O livro documenta um ano inteiro de produção musical, no qual Hermeto Pascoal se comprometeu a escrever uma música por dia, dedicada a cada dia do ano. Dessa forma, todas as pessoas são contemplados com uma composição de aniversário. É um presente de Hermeto à humanidade. Como somos milhões nascidos nos mesmos dias, fomos todos presenteados, enquanto indivíduos e como coletividade humana, com uma música dedicada a cada um de nós e a todos aqueles espalhados pelo mundo que compartilham conosco o nosso dia de nascimento. Esse presente pode, inclusive, ser estendido àqueles que já faleceram, afinal, eles também nasceram algum dia.

É sempre importante recordar aquele momento que talvez tenha sido o ponto de virada crucial para a carreira de Hermeto Pascoal e, certamente, um dos momentos determinantes na história da música brasileira. Trata-se do Quarteto Novo, grupo extremamente original e radical, embora de curta duração, composto por Hermeto Pascoal, Heraldo do Monte, Théo de Barros e Airto Moreira, e principal responsável pela invenção da improvisação musical genuinamente brasileira.

Isto é, o grupo que conscientemente se afastou da influência do vocabulário do jazz para, como em uma negação determinada, materializar coletivamente um jeito bem brasileiro de utilizar o material musical próprio deste país para efetivamente improvisar música.

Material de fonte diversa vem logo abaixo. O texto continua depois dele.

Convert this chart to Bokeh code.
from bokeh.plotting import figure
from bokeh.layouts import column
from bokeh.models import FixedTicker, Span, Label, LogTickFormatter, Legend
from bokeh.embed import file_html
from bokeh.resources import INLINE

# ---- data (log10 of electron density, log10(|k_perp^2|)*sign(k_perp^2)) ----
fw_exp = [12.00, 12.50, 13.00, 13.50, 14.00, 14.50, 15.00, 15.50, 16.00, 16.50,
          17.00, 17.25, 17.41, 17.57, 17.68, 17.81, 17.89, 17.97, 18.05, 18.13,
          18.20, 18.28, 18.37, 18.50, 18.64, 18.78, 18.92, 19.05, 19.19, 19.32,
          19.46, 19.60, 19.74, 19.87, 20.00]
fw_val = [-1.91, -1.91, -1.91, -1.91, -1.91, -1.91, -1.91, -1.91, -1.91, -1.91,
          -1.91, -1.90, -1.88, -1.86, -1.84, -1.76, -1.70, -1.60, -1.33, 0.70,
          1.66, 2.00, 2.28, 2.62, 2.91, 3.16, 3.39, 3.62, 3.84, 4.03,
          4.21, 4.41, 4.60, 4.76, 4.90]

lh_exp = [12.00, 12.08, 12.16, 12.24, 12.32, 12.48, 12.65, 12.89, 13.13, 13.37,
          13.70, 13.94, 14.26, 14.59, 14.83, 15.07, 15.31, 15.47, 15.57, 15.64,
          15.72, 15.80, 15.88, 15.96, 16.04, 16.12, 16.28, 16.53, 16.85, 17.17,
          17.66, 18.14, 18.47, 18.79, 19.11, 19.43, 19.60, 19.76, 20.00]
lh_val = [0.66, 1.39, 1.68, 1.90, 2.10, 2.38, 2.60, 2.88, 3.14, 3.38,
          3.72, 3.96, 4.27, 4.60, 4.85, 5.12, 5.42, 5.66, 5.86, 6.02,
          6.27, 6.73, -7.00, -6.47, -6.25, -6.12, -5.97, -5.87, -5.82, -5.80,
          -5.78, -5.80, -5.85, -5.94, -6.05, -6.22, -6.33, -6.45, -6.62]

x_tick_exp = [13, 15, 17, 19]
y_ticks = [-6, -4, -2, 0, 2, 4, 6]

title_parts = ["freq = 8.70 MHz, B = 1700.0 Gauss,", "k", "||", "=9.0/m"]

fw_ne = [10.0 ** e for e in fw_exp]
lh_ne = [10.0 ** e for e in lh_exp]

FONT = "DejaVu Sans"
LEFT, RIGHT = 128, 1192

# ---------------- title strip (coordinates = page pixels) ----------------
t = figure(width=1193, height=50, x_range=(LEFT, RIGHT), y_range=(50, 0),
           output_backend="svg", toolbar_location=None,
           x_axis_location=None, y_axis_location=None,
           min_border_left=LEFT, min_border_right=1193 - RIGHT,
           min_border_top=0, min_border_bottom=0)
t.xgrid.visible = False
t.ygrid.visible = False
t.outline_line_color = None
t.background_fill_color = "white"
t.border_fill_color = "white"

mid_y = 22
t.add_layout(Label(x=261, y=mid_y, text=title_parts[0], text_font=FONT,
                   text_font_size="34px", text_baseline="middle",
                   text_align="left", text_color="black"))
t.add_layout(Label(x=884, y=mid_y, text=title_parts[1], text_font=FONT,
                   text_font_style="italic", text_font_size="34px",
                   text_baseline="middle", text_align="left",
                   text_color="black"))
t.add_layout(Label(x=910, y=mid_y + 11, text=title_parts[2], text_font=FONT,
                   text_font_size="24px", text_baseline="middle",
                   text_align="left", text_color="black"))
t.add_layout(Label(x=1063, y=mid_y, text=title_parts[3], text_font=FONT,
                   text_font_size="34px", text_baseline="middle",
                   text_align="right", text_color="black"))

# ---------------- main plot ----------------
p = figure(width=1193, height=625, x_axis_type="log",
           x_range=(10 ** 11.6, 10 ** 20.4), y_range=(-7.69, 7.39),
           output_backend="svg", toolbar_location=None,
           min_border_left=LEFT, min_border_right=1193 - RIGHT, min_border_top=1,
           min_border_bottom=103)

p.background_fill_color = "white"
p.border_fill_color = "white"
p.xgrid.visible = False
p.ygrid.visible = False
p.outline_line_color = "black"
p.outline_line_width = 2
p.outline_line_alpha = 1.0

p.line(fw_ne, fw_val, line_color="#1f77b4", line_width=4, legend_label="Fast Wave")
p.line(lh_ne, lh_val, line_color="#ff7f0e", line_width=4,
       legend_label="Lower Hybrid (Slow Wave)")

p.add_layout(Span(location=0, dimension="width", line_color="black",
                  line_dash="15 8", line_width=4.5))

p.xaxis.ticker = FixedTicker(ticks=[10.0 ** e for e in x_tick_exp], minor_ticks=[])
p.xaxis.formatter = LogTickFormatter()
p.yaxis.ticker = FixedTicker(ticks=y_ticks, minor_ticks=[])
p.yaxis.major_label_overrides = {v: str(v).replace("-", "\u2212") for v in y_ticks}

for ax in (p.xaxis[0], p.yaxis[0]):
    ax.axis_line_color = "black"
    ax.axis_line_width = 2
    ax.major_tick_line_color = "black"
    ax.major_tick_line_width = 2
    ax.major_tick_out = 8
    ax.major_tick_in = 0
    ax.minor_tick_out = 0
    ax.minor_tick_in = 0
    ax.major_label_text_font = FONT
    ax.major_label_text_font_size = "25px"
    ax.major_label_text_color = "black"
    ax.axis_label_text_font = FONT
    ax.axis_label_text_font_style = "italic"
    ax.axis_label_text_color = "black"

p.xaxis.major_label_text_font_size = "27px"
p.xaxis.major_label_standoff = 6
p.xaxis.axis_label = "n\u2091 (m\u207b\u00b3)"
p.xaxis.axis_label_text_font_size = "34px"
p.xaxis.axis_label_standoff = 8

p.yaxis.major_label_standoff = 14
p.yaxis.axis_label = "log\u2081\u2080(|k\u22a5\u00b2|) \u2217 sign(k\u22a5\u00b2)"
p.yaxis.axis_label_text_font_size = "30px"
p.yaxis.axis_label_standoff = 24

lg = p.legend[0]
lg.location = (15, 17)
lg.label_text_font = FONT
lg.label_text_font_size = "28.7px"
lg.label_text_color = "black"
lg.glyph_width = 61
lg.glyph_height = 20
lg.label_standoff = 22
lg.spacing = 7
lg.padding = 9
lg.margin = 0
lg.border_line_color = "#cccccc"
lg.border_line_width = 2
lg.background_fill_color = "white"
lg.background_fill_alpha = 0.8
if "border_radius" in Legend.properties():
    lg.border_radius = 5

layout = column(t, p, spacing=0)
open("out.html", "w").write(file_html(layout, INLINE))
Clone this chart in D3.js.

Essa criação coletiva está registrada no único disco homônimo do Quarteto Novo, gravado em 1967 – e nunca é demais lembrar que eles eram o grupo que acompanhava Geraldo Vandré, inclusive na lendária performance de Disparada no Festival da Record.

Pode parecer estranho enfatizar uma invenção de caráter tão brasileiro após ter iniciado este artigo falando da música universal. Poderia soar como um apelo nacionalista, o que não condiziria com o discurso e a prática musical elaborados por Hermeto Pascoal nas décadas seguintes até seu desaparecimento. O que ocorre é exatamente o contrário: foi mergulhando naquilo que há de mais profundo na música brasileira, nos detalhes das construções e tradições musicais populares, na experiência territorial e histórica deste país sedimentada na sua música que Hermeto Pascoal e seus camaradas conseguiram extrair coletivamente aquilo que viria a ser a matéria bruta da dimensão universal de sua música.[ii]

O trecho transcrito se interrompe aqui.